英の放電日記

将棋、スポーツ、テレビ等、日々感じること。発信というより放電に近い戯言。

第63期王将戦第5局 ~やはり甘かった…~ 「その4」

2014-03-11 16:10:25 | 将棋
第63期王将戦第5局 ~やはり甘かった…~ 「その1」
第63期王将戦第5局 ~やはり甘かった…~ 「その2」
第63期王将戦第5局 ~やはり甘かった…~ 「その3」
の続きです。

いったい、これはどういうことなのだ?

 捕らえたはずの飛車に逃げられ、しかも成り込まれ、後手玉は風前の灯火。いったい、どういうことなのだ?


 第6図より、▲4二角成△同金▲1一銀!(第7図)


 只捨ての銀!……強烈だった。(この局面になれば、いわゆる“筋の手”でプロならさほど難しくはなく、羽生三冠も飛車の捕獲を考えていたのなら、ここまでは読みの範囲のはずだが、何か誤算があったのだろうか)
 △1一同玉と取らせて▲3一銀(詰めろ)が厳しい。△1二玉と軽くかわして▲4二銀成に△5六金と飛車を取って、後手の言い分も通したいところだが、△1二玉には▲1九香△1三歩▲2二金の詰みがあり、無効。
 よって△3二金と寄るが、▲1三歩△1二歩を利かされて▲5三飛成とされたのが、今日の冒頭の局面(第8図)。

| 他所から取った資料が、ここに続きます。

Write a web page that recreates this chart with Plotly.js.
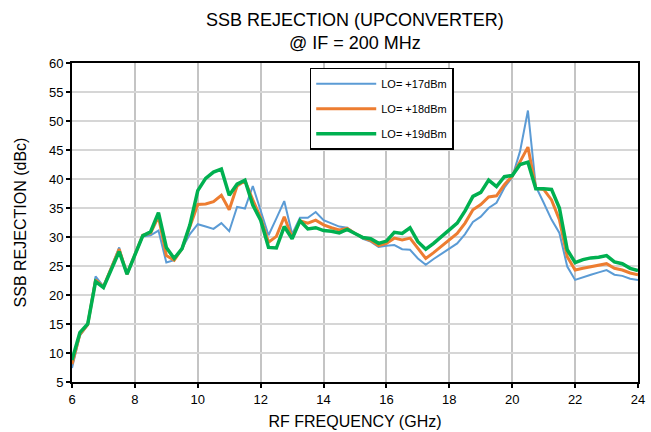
<!DOCTYPE html>
<html>
<head>
<meta charset="utf-8">
<script src="https://cdn.plot.ly/plotly-3.0.1.min.js"></script>
<style>html,body{margin:0;padding:0;background:#fff;}#chart{width:651px;height:432px;}</style>
</head>
<body>
<div id="chart"></div>
<script>
const freq = [6,6.25,6.5,6.75,7,7.25,7.5,7.75,8,8.25,8.5,8.75,9,9.25,9.5,9.75,10,10.25,10.5,10.75,11,11.25,11.5,11.75,12,12.25,12.5,12.75,13,13.25,13.5,13.75,14,14.25,14.5,14.75,15,15.25,15.5,15.75,16,16.25,16.5,16.75,17,17.25,17.5,17.75,18,18.25,18.5,18.75,19,19.25,19.5,19.75,20,20.25,20.5,20.75,21,21.25,21.5,21.75,22,22.25,22.5,22.75,23,23.25,23.5,23.75,24];

const lo17 = [7.4,13.0,14.8,23.2,21.5,24.8,28.2,23.5,27.0,30.1,30.3,31.1,25.6,26.0,28.0,30.5,32.2,31.8,31.4,32.4,31.0,35.2,34.9,38.8,34.4,30.3,33.2,36.2,30.5,33.3,33.3,34.3,32.9,32.3,31.8,31.6,30.6,29.7,29.2,28.3,28.5,28.6,27.9,27.8,26.3,25.2,26.2,27.1,28.1,28.9,30.5,32.6,33.5,35.0,35.9,38.5,40.3,44.8,51.8,38.7,35.9,33.0,30.7,24.9,22.6,23.1,23.5,23.9,24.3,23.5,23.3,22.8,22.6];

const lo18 = [8.1,13.2,14.9,22.6,21.4,24.6,27.9,23.6,27.0,30.3,30.7,33.5,26.8,26.0,28.0,32.0,35.6,35.7,36.1,37.2,34.7,38.8,39.7,36.4,33.3,29.1,30.1,33.5,29.9,32.8,32.4,32.9,32.1,31.6,31.2,31.5,30.6,29.9,29.4,28.5,28.9,29.8,29.5,29.8,28.1,26.3,27.3,28.4,29.5,30.6,32.4,34.7,35.6,36.9,37.1,39.0,40.5,43.0,45.5,38.4,38.2,36.4,33.0,26.6,24.3,24.6,24.9,25.1,25.4,24.6,24.3,23.8,23.5];

const lo19 = [8.8,13.5,15.0,22.3,21.3,24.3,27.5,23.6,27.0,30.2,30.9,34.2,28.2,26.3,28.0,32.1,38.0,40.1,41.2,41.7,37.2,39.1,39.8,35.5,32.9,28.2,28.1,31.8,29.7,32.8,31.4,31.6,31.1,31.0,30.7,31.3,30.6,29.9,29.7,28.9,29.3,30.8,30.6,31.6,29.2,27.9,28.9,30.1,31.2,32.4,34.5,37.0,37.7,39.8,38.7,40.4,40.6,42.5,42.9,38.3,38.3,38.2,35.0,27.8,25.6,26.1,26.4,26.5,26.8,25.7,25.4,24.6,24.2];

const seriesNames = ['LO= +17dBm','LO= +18dBm','LO= +19dBm'];
const xTicks = [6,8,10,12,14,16,18,20,22,24];
const yTicks = [5,10,15,20,25,30,35,40,45,50,55,60];

const font = 'Liberation Sans, Arial, sans-serif';
const traces = [
  {x: freq, y: lo17, name: seriesNames[0], legendgroup: 'a', mode: 'lines', line: {color: '#5b9bd5', width: 2}},
  {x: freq, y: lo18, name: seriesNames[1], legendgroup: 'b', mode: 'lines', line: {color: '#ed7d31', width: 3}},
  {x: freq, y: lo19, name: seriesNames[2], legendgroup: 'c', mode: 'lines', line: {color: '#00b050', width: 3.5}}
];

const layout = {
  width: 651, height: 432,
  margin: {l: 72, r: 13, t: 63, b: 50},
  paper_bgcolor: '#fff', plot_bgcolor: '#fff',
  font: {family: font, color: '#000', size: 12},
  title: {text: 'SSB REJECTION (UPCONVERTER)<br>@ IF = 200 MHz', x: 0.545, xref: 'container', y: 0.94, yref: 'container', yanchor: 'top', font: {family: font, size: 18, color: '#000'}},
  xaxis: {
    range: [6, 24], tickvals: xTicks, ticktext: xTicks.map(String),
    showgrid: true, gridcolor: '#c4c4c4', gridwidth: 2,
    showline: true, linecolor: '#000', linewidth: 2, mirror: true,
    ticks: 'outside', ticklen: 4, tickwidth: 2, tickcolor: '#000',
    tickfont: {family: font, size: 13}, zeroline: false,
    title: {text: 'RF FREQUENCY (GHz)', font: {family: font, size: 16}, standoff: 10}
  },
  yaxis: {
    range: [5, 60], tickvals: yTicks, ticktext: yTicks.map(String),
    showgrid: true, gridcolor: '#d6d6d6', gridwidth: 1.5,
    showline: true, linecolor: '#000', linewidth: 2, mirror: true,
    ticks: 'outside', ticklen: 4, tickwidth: 2, tickcolor: '#000',
    tickfont: {family: font, size: 13}, zeroline: false,
    title: {text: 'SSB REJECTION (dBc)', font: {family: font, size: 16}, standoff: 18}
  },
  legend: {
    x: 0.42, y: 0.985, xanchor: 'left', yanchor: 'top',
    bgcolor: '#fff', bordercolor: '#000', borderwidth: 1.5,
    font: {family: font, size: 11}, traceorder: 'grouped', tracegroupgap: 6,
    itemwidth: 60
  },
  showlegend: true
};

Plotly.newPlot('chart', traces, layout, {displayModeBar: false, staticPlot: true});
</script>
</body>
</html>
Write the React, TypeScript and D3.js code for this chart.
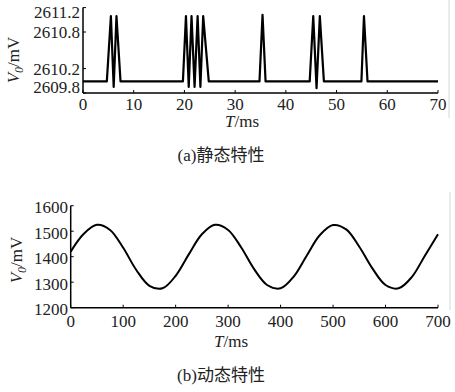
import React from 'react';
import * as d3 from 'd3';

// (a) static characteristic: time (ms) / output (mV)
const staticTime = [0, 4.7, 5.5, 6.05, 6.6, 7.4, 19.7, 20.3, 20.85, 21.4, 22.0, 22.6, 23.15, 23.7, 24.8, 34.8, 35.4, 36.0, 44.7, 45.4, 46.05, 46.7, 47.5, 54.9, 55.4, 56.1, 70];
const staticVolt = [2609.99, 2609.99, 2611.06, 2609.9, 2611.06, 2609.99, 2609.99, 2611.06, 2609.9, 2611.06, 2609.9, 2611.06, 2609.9, 2611.06, 2609.99, 2609.99, 2611.08, 2609.99, 2609.99, 2611.06, 2609.88, 2611.06, 2609.99, 2609.99, 2611.06, 2609.99, 2609.99];
const staticXTicks = [0, 10, 20, 30, 40, 50, 60, 70];
const staticYTicks = [2609.8, 2610.2, 2610.8, 2611.2];

// (b) dynamic characteristic
const dynTime = [0, 25, 50, 75, 100, 125, 150, 175, 200, 225, 250, 275, 300, 325, 350, 375, 400, 425, 450, 475, 500, 525, 550, 575, 600, 625, 650, 675, 700];
const dynVolt = [1420, 1490, 1525, 1505, 1435, 1348, 1286, 1276, 1325, 1409, 1488, 1525, 1505, 1436, 1350, 1288, 1276, 1322, 1405, 1485, 1524, 1507, 1439, 1354, 1289, 1276, 1320, 1404, 1488];
const dynXTicks = [0, 100, 200, 300, 400, 500, 600, 700];
const dynYTicks = [1200, 1300, 1400, 1500, 1600];

const serif = '"Times New Roman", "Liberation Serif", Tinos, "Noto Serif", "DejaVu Serif", serif';
const captionFont = '"Times New Roman", "Liberation Serif", "Noto Sans CJK SC", serif';

const YTitle = ({ x, y }: { x: number; y: number }) => (
  <text transform={`translate(${x},${y}) rotate(-90)`} textAnchor="middle" fontFamily={serif} fontSize={17} fill="#222">
    <tspan fontStyle="italic">V</tspan>
    <tspan fontStyle="italic" fontSize={12} dy={4}>0</tspan>
    <tspan dy={-4}>/mV</tspan>
  </text>
);

const XTitle = ({ x, y }: { x: number; y: number }) => (
  <text x={x} y={y} textAnchor="middle" fontFamily={serif} fontSize={17} fill="#222">
    <tspan fontStyle="italic">T</tspan>/ms
  </text>
);

export default function App() {
  // top panel scales
  const xa = d3.scaleLinear().domain([0, 70]).range([83, 438]);
  const ya = d3.scaleLinear().domain([2609.8, 2611.2]).range([93, 7.6]);
  const lineA = d3.line<number>()
    .x((_, i) => xa(staticTime[i]))
    .y(d => ya(d));

  // bottom panel scales
  const xb = d3.scaleLinear().domain([0, 700]).range([70.7, 438]);
  const yb = d3.scaleLinear().domain([1200, 1600]).range([307.7, 205.7]);
  const lineB = d3.line<number>()
    .x((_, i) => xb(dynTime[i]))
    .y(d => yb(d))
    .curve(d3.curveCatmullRom.alpha(0.5));

  return (
    <svg width={455} height={392} style={{ position: 'absolute', left: 0, top: 0, background: '#fff' }}>
      <rect width={455} height={392} fill="#fff" />

      {/* faint scan frame */}
      <line x1={449} x2={449} y1={0} y2={118} stroke="#d8d8d8" />
      <line x1={450} x2={450} y1={192} y2={310} stroke="#d8d8d8" />

      {/* ---- (a) ---- */}
      <line x1={xa(0)} x2={xa(70)} y1={ya(2609.8)} y2={ya(2609.8)} stroke="#000" strokeWidth={1.5} />
      <line x1={xa(0)} x2={xa(0)} y1={ya(2609.8)} y2={ya(2611.2)} stroke="#000" strokeWidth={1.5} />
      {staticXTicks.map(t => (
        <g key={t}>
          <line x1={xa(t)} x2={xa(t)} y1={ya(2609.8)} y2={ya(2609.8) - 3} stroke="#000" />
          <text x={xa(t)} y={110} textAnchor="middle" fontFamily={serif} fontSize={17} fill="#222">{t}</text>
        </g>
      ))}
      {staticYTicks.map(v => (
        <g key={v}>
          <line x1={xa(0)} x2={xa(0) + 3} y1={ya(v)} y2={ya(v)} stroke="#000" />
          <text x={80} y={Math.min(Math.max(ya(v), 12), 87)} dy="0.35em" textAnchor="end" fontFamily={serif} fontSize={17} fill="#222">
            {v.toFixed(1)}
          </text>
        </g>
      ))}
      <path d={lineA(staticVolt) ?? ''} fill="none" stroke="#000" strokeWidth={2.2} strokeLinejoin="round" />
      <YTitle x={19} y={60} />
      <XTitle x={242} y={127} />
      <text x={221} y={161} textAnchor="middle" fontFamily={captionFont} fontSize={17} fill="#222">(a)静态特性</text>

      {/* ---- (b) ---- */}
      <line x1={xb(0)} x2={xb(700)} y1={yb(1200)} y2={yb(1200)} stroke="#000" strokeWidth={1.5} />
      <line x1={xb(0)} x2={xb(0)} y1={yb(1200)} y2={yb(1600)} stroke="#000" strokeWidth={1.5} />
      {dynXTicks.map(t => (
        <g key={t}>
          <line x1={xb(t)} x2={xb(t)} y1={yb(1200)} y2={yb(1200) - 3} stroke="#000" />
          <text x={xb(t)} y={327} textAnchor="middle" fontFamily={serif} fontSize={17} fill="#222">{t}</text>
        </g>
      ))}
      {dynYTicks.map(v => (
        <g key={v}>
          <line x1={xb(0)} x2={xb(0) + 3} y1={yb(v)} y2={yb(v)} stroke="#000" />
          <text x={68} y={yb(v) + 1.5} dy="0.35em" textAnchor="end" fontFamily={serif} fontSize={17} fill="#222">{v}</text>
        </g>
      ))}
      <path d={lineB(dynVolt) ?? ''} fill="none" stroke="#000" strokeWidth={2} />
      <YTitle x={22} y={260} />
      <XTitle x={231} y={347} />
      <text x={221} y={381} textAnchor="middle" fontFamily={captionFont} fontSize={17} fill="#222">(b)动态特性</text>
    </svg>
  );
}
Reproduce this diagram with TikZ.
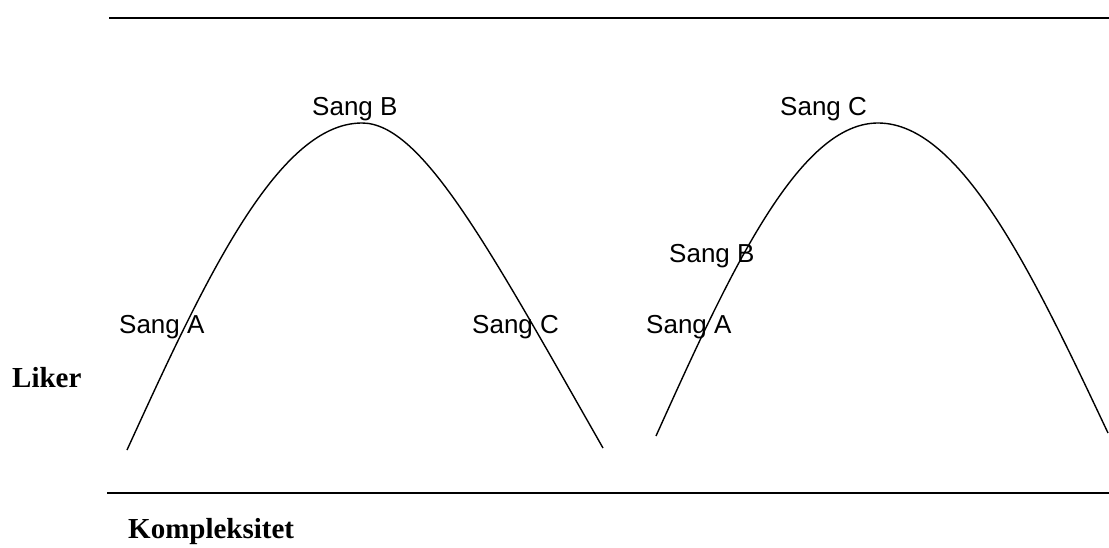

 よく見れば、図から△3一金と銀を取ると、後手の角桂香の大きな駒得。しかし、飛車の捕獲に費やした金桂香が空を切っており、龍は作られ、玉頭にも火が付いていて、後手が勝てる気はしない。(実際は、まだ難しいところがある)
 実戦も△3一金と銀を取ったが、▲2四歩が急所を突く手。△同歩には▲2三銀と打たれて1三の歩とのコンビ攻撃が痛すぎる。
 そこで手抜きで△6七銀と寄りつくが、▲2三歩成が当然とはいえ厳しい。後手としては△6九角と打って詰めろを掛けたいが、1二で清算され手にした飛車で王手角取りが掛かってしまう。
 実は、敢えて両取りを掛けさせて、玉の安定を図りつつ手を稼ぎ▲6九飛と角を取らせ△7八銀打と絡みつく“羽生マジック”でも飛び出すかと期待したが、流石に「歩2枚対飛角」の交換は無理なのだろう。
 羽生三冠は△7八銀打と絡みつく。詰めろだが、先の1二での清算から飛車打ちが受けの決め手となり、後手の攻めは途切れそうだ。


 中継サイトによると「今のところ控室は、▲7九香で先手よしの見解だ。以下△同銀成は▲同玉と取られ、持ち駒角角香では寄りがない。
▲7九香に△6九角が怖いが、▲1二歩成△同飛▲同と△同玉▲1九飛で角を取ってしまえば先手玉は安全になる。

■ニコニコ生放送■
田村康介七段>ここでは▲1二歩成△同飛▲同と△同玉▲1九飛が自然ですね。▲1九飛で後手の△7九角や△6九角の変化を消しています。△1三歩には▲7九香が手堅く先手優勢だと思います。
現局面▲7九香には△4五角がすこし嫌な気がしてきました。以下▲1二歩成△同飛▲同と△同玉▲1九飛には△1八歩で飛車先を押える変化があります」


 先手が良さそうだ。しかし、まだ、わずかだが逆転の余地があるかもしれない。